Problem to work on »
Find the string "matplotlib" in the listing and report every line that has it.

─── Data

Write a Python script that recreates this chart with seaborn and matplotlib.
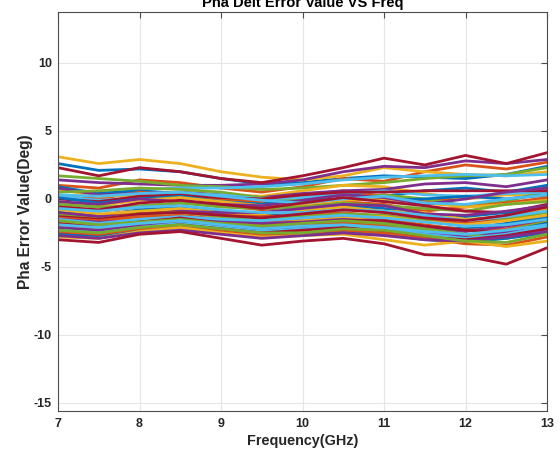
import numpy as np
import pandas as pd
import matplotlib
matplotlib.use("Agg")
import matplotlib.pyplot as plt
import seaborn as sns

freq = [7, 7.5, 8, 8.5, 9, 9.5, 10, 10.5, 11, 11.5, 12, 12.5, 13]

# groups ordered in MATLAB colour order: blue, orange, yellow, purple, green, light blue, crimson
g1 = [
    [2.6, 2.1, 2.2, 2.0, 1.5, 1.1, 1.2, 1.5, 1.7, 1.6, 1.5, 1.8, 2.4],
    [1.0, 0.8, 1.4, 1.2, 0.8, 0.5, 0.9, 1.5, 1.3, 2.0, 2.5, 2.2, 2.7],
    [3.1, 2.6, 2.9, 2.6, 2.0, 1.6, 1.4, 1.7, 2.3, 2.0, 1.8, 1.7, 2.0],
    [1.4, 1.2, 1.1, 1.0, 1.0, 1.1, 1.4, 2.0, 2.4, 2.3, 2.8, 2.6, 2.9],
    [1.7, 1.5, 1.3, 1.0, 0.9, 0.7, 0.8, 1.0, 1.2, 1.5, 1.7, 1.8, 2.3],
    [0.6, 0.5, 0.7, 0.8, 0.8, 0.9, 1.1, 1.4, 1.6, 1.7, 1.8, 1.7, 1.8],
    [2.3, 1.7, 2.3, 2.0, 1.5, 1.2, 1.7, 2.3, 3.0, 2.5, 3.2, 2.6, 3.4],
]
g2 = [
    [0.9, 0.4, 0.6, 0.4, 0.0, -0.3, 0.0, 0.3, 0.2, 0.6, 0.8, 0.5, 1.0],
    [0.3, 0.0, 0.5, 0.3, 0.0, -0.2, 0.3, 0.6, 0.2, -0.2, 0.1, 0.4, 0.8],
    [0.7, 0.2, 0.3, 0.5, 0.3, 0.2, 0.6, 1.0, 0.9, 0.4, 0.0, 0.3, 0.2],
    [0.8, 0.3, 0.4, 0.5, 0.3, 0.1, 0.4, 0.6, 0.7, 1.1, 1.2, 0.9, 1.4],
    [0.5, 0.6, 0.8, 0.7, 0.5, 0.1, -0.1, 0.0, 0.3, 0.0, -0.5, -0.2, 0.6],
    [0.2, -0.1, 0.1, 0.4, 0.3, 0.0, 0.1, 0.4, 0.6, 0.3, 0.2, 0.4, 0.5],
    [0.0, -0.2, 0.2, 0.3, 0.1, 0.0, 0.3, 0.5, 0.5, 0.6, 0.6, 0.6, 0.6],
]
g3 = [
    [0.1, -0.3, 0.0, 0.2, -0.2, -0.4, -0.2, 0.0, -0.1, 0.0, 0.2, 0.0, 0.3],
    [-0.5, -0.9, -0.6, -0.3, -0.5, -0.8, -0.5, -0.2, -0.4, -0.9, -0.6, -0.3, 0.1],
    [-0.3, -0.5, -0.1, 0.1, -0.2, -0.5, -0.4, -0.1, 0.0, -0.3, -0.6, -0.4, -0.1],
    [-0.2, -0.4, 0.0, -0.2, -0.4, -0.5, -0.1, 0.3, 0.1, -0.4, 0.0, 0.5, 0.8],
    [-0.4, -0.6, -0.5, -0.3, -0.6, -0.7, -0.6, -0.3, -0.5, -0.7, -0.9, -0.4, -0.2],
    [0.3, 0.2, 0.4, 0.5, 0.2, -0.1, -0.3, 0.0, 0.2, -0.3, -0.4, 0.0, 0.3],
    [-0.6, -0.8, -0.3, -0.1, -0.4, -0.7, -0.3, 0.1, -0.2, -0.5, -0.9, -1.0, -0.4],
]
g4 = [
    [-0.9, -1.2, -0.8, -0.6, -0.9, -1.2, -0.9, -0.5, -0.7, -1.2, -1.3, -1.0, -0.6],
    [-1.1, -1.3, -1.0, -0.9, -1.1, -1.3, -1.2, -1.0, -1.3, -1.5, -1.8, -1.4, -0.9],
    [-0.8, -1.1, -0.9, -0.7, -1.0, -1.1, -0.8, -0.6, -0.9, -1.0, -1.5, -1.3, -0.8],
    [-1.0, -1.3, -1.2, -0.9, -1.0, -1.0, -0.7, -0.4, -0.5, -1.1, -1.2, -0.9, -0.5],
    [-1.2, -1.5, -1.1, -1.0, -1.3, -1.5, -1.3, -1.1, -1.2, -1.6, -2.0, -1.5, -1.0],
    [-0.7, -0.9, -0.6, -0.5, -0.8, -1.0, -1.0, -0.8, -0.9, -1.2, -1.6, -1.3, -0.9],
    [-1.3, -1.5, -1.1, -1.0, -1.2, -1.4, -1.1, -0.8, -1.0, -1.4, -1.6, -1.2, -0.6],
]
g5 = [
    [-1.6, -1.8, -1.5, -1.3, -1.6, -1.8, -1.6, -1.3, -1.6, -2.0, -2.2, -1.8, -1.3],
    [-1.4, -1.6, -1.3, -1.2, -1.5, -1.7, -1.5, -1.3, -1.5, -1.9, -2.3, -2.2, -1.6],
    [-1.7, -1.9, -1.5, -1.4, -1.7, -1.9, -1.6, -1.4, -1.3, -1.7, -1.9, -1.6, -1.2],
    [-1.5, -1.7, -1.6, -1.5, -1.6, -1.8, -1.7, -1.5, -1.7, -2.1, -2.4, -2.0, -1.5],
    [-1.9, -2.1, -1.8, -1.6, -1.9, -2.1, -1.9, -1.7, -1.9, -2.3, -2.8, -2.3, -1.7],
    [-1.5, -1.8, -1.5, -1.3, -1.5, -1.6, -1.4, -1.2, -1.4, -1.7, -2.0, -1.9, -1.5],
    [-1.8, -2.0, -1.7, -1.4, -1.8, -2.0, -1.8, -1.6, -1.6, -2.0, -2.3, -2.5, -1.8],
]
g6 = [
    [-2.2, -2.4, -2.0, -1.7, -2.1, -2.4, -2.2, -1.9, -2.1, -2.5, -2.7, -2.4, -1.8],
    [-2.0, -2.2, -1.8, -1.6, -1.9, -2.2, -2.0, -1.8, -2.0, -2.6, -3.0, -2.8, -2.2],
    [-2.4, -2.6, -2.1, -1.9, -2.3, -2.6, -2.4, -2.2, -2.3, -2.7, -2.9, -2.6, -2.2],
    [-2.1, -2.3, -2.0, -1.8, -2.0, -2.3, -2.2, -2.0, -2.2, -2.5, -2.8, -2.5, -2.0],
    [-1.6, -1.9, -1.7, -1.5, -1.8, -2.0, -1.8, -1.6, -1.8, -2.2, -2.6, -2.9, -2.4],
    [-2.3, -2.5, -2.1, -1.8, -2.1, -2.4, -2.2, -2.0, -2.2, -2.6, -2.9, -2.6, -2.0],
    [-2.5, -2.7, -2.2, -1.9, -2.2, -2.5, -2.3, -2.1, -2.4, -2.8, -3.0, -2.7, -2.2],
]
g7 = [
    [-2.6, -2.8, -2.3, -2.1, -2.5, -2.8, -2.6, -2.4, -2.6, -3.0, -3.2, -2.9, -2.5],
    [-2.4, -2.6, -2.2, -2.0, -2.4, -2.7, -2.5, -2.3, -2.5, -2.9, -3.3, -3.4, -2.8],
    [-2.8, -2.9, -2.4, -2.1, -2.5, -2.8, -2.7, -2.6, -3.0, -3.4, -3.1, -3.5, -3.1],
    [-2.7, -2.9, -2.5, -2.3, -2.6, -2.9, -2.7, -2.5, -2.7, -3.0, -3.1, -2.8, -2.4],
    [-2.3, -2.5, -2.1, -1.9, -2.2, -2.5, -2.5, -2.2, -2.3, -2.7, -3.1, -3.2, -2.6],
    [-1.9, -2.1, -1.8, -1.6, -1.9, -2.2, -2.0, -1.9, -2.1, -2.4, -2.6, -2.3, -1.9],
    [-3.0, -3.2, -2.6, -2.4, -2.9, -3.4, -3.1, -2.9, -3.3, -4.1, -4.2, -4.8, -3.6],
]

matlab_colors = ["#0072BD", "#D95319", "#EDB120", "#7E2F8E", "#77AC30", "#4DBEEE", "#A2142F"]

series = g1 + g2 + g3 + g4 + g5 + g6 + g7
rows = []
for i, s in enumerate(series):
    for f, v in zip(freq, s):
        rows.append({"freq": f, "err": v, "line": i})
df = pd.DataFrame(rows)
palette = [matlab_colors[i % 7] for i in range(len(series))]

sns.set_theme(style="white")
plt.rcParams["font.family"] = ["Liberation Sans", "DejaVu Sans"]
plt.rcParams["font.weight"] = "bold"
plt.rcParams["axes.unicode_minus"] = False

fig = plt.figure(figsize=(5.6, 4.51), dpi=100)
ax = fig.add_axes([58 / 560, 40 / 451, 489 / 560, 399 / 451])

sns.lineplot(data=df, x="freq", y="err", hue="line", palette=palette,
             estimator=None, sort=False, legend=False, linewidth=2.0, ax=ax)

ax.set_xlim(7, 13)
ax.set_ylim(-15.6, 13.75)
ax.set_xticks([7, 8, 9, 10, 11, 12, 13])
ax.set_yticks([-15, -10, -5, 0, 5, 10])
ax.grid(True, color="#e6e6e6", linewidth=0.8)
ax.set_axisbelow(True)
for sp in ax.spines.values():
    sp.set_color("#4d4d4d")
    sp.set_linewidth(0.8)
    sp.set_visible(True)
ax.tick_params(axis="both", direction="in", length=4, width=0.8, color="#4d4d4d",
               labelsize=9, labelcolor="#262626", top=True, right=True)
ax.tick_params(axis="y", pad=4.5)
ax.tick_params(axis="x", pad=5)
for lab in ax.get_xticklabels() + ax.get_yticklabels():
    lab.set_fontweight("bold")
ax.set_xlabel("Frequency(GHz)", fontsize=10.4, fontweight="bold", color="#262626")
ax.set_ylabel("Pha Error Value(Deg)", fontsize=11.2, fontweight="bold", color="#262626")
ax.xaxis.set_label_coords(0.5, -0.058)
ax.yaxis.set_label_coords(-0.052, 0.5)
ax.set_title("Pha Delt Error Value VS Freq", fontsize=10.6, fontweight="bold", color="#000000", pad=3.7)

fig.savefig("out.png", dpi=100, facecolor="white")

──────

The solution »
Write a Python script that recreates this chart with seaborn and matplotlib.
import matplotlib
matplotlib.use("Agg")
import matplotlib.pyplot as plt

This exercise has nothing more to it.